Jeff was an exceptionally smart child. Fed up with sleeping in a crib, the toddler found a screwdriver and reduced his jail to its component parts. He constantly built models, worked a Radio Shack electronics kit that Pop bought him down to the nubs and endlessly tinkered with stuff. When he was six, his sister Christina was born; a year later, his brother Mark arrived. When the siblings were old enough to get into Jeff's bedroom, he rigged a buzzer to his door that would go off like a burglar alarm. Later, in what his family has come to think of as the "solar-cooker era"--named after a solar microwave he concocted out of an umbrella and aluminum foil--the garage became his laboratory.
In high school in Miami--his father, an engineer with Exxon, moved the family several times--Jeff became the valedictorian. He didn't drink, do drugs or even swear. People liked him anyway. And almost every summer, he headed for his grandfather's ranch in Cotulla. It was the perfect antidote to the brainy world he inhabited the rest of the year. On the ranch he'd ride horses, brand cattle with a lazy g, fix windmills and tool around in a 1962 International Harvester Scout. He helped his grandpa fix a D6 Caterpillar tractor using nothing but a 3-ft.-high stack of mail-order manuals. "You have to have a lot of patience on a ranch in the middle of nowhere," he says.

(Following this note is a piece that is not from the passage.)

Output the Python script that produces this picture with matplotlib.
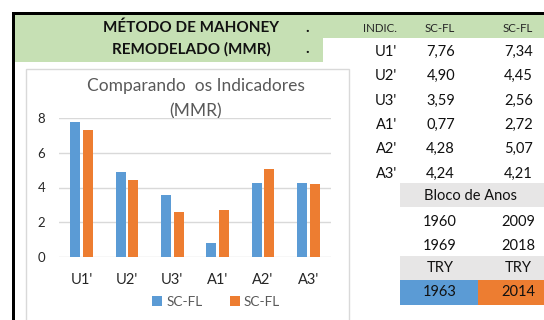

If you ask him today who his heroes were, he names two: Thomas Edison and Walt Disney. The former was a brilliant innovator and a horrid businessman, the latter a good innovator and a great businessman. It wasn't Disney's movies that impressed Bezos but his theme parks. He went to Disney World six times. "The thing that always amazed me was how powerful his vision was," Bezos says. "He knew exactly what he wanted to build and teamed up with a bunch of really smart people and built it. Everyone thought it wouldn't work, and he had to persuade the banks to lend him $400 million. But he did it."